Two of such labs, the Legume Innovation Lab and the Food Security Policy Innovation Lab, are located at MSU. Innovation Labs are central to advancing science and research towards reducing hunger, poverty and malnutrition in developing countries. MSU is also the home for a related USAID project, the Global Center for Food Systems Innovation (GCFSI). Peace Corps volunteers often provide expertise for such efforts.

The event will bring together leaders in agriculture and international development who will participate in discussions, presentations and a sustainability fair featuring local organizations, campus groups and academic departments focused on food security and sustainability. The Peace Corps acting director, Carrie Hessler-Radelet, will be one of the featured speakers.

Cynthia Donovan, MSU assistant professor in agricultural, food and resource economics and deputy director of MSU’s Legume Innovation Lab, will be an Innovation Lab presenter. Donovan served in the Peace Corps in Paraguay from 1981 to 1984, helping develop co-ops and train their managers in fund management and cash flow concepts for the benefit of small communities and cotton farmers.
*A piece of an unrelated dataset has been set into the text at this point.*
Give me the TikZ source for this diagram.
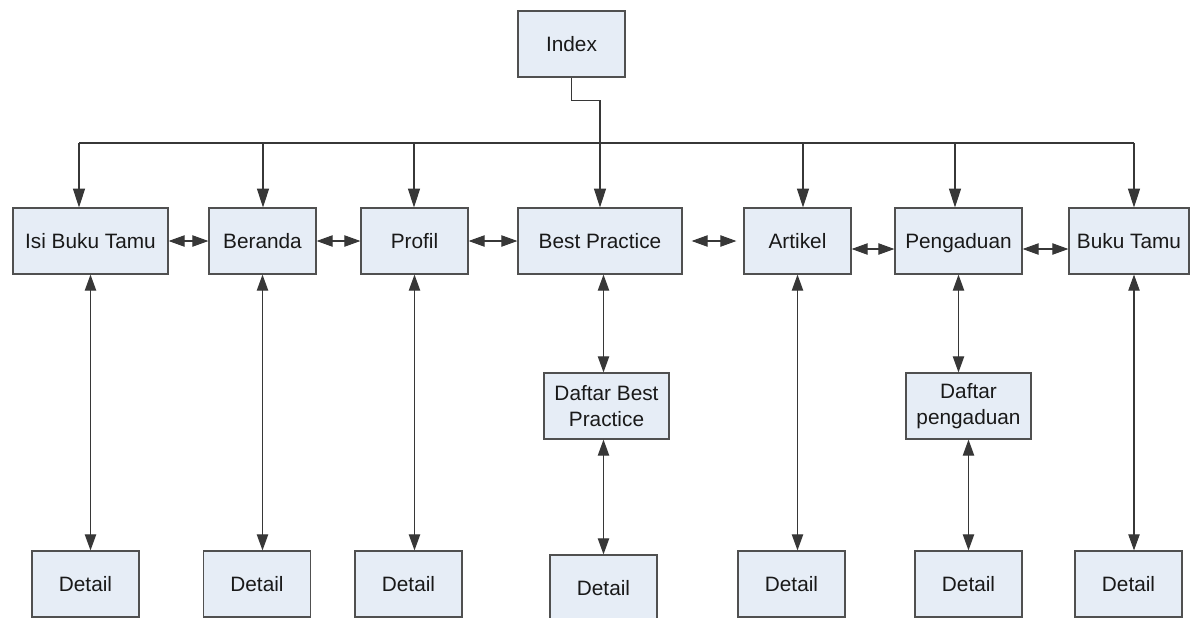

“My time as a Peace Corps volunteer in Paraguay clarified how I could combine my interests in economics and international development into a meaningful career,” Donovan said. “As an agricultural economist at MSU, I have been able to focus on key issues in development, including agricultural production economics and market development for smallholder participation in sub-Saharan Africa.”

David Tschirley, MSU professor of international development, will talk about how the Food Security Policy Innovation Lab links to the efforts of the Peace Corps and Feed the Future and Ajit Srivastava, director of the Global Center for Food Systems Innovation, will provide information on how GCFSI links students and professors to key development issues.

MSU ranks sixth among large universities for producing Peace Corps volunteers with more than 2,300 MSU Peace Corps alumni since 1961.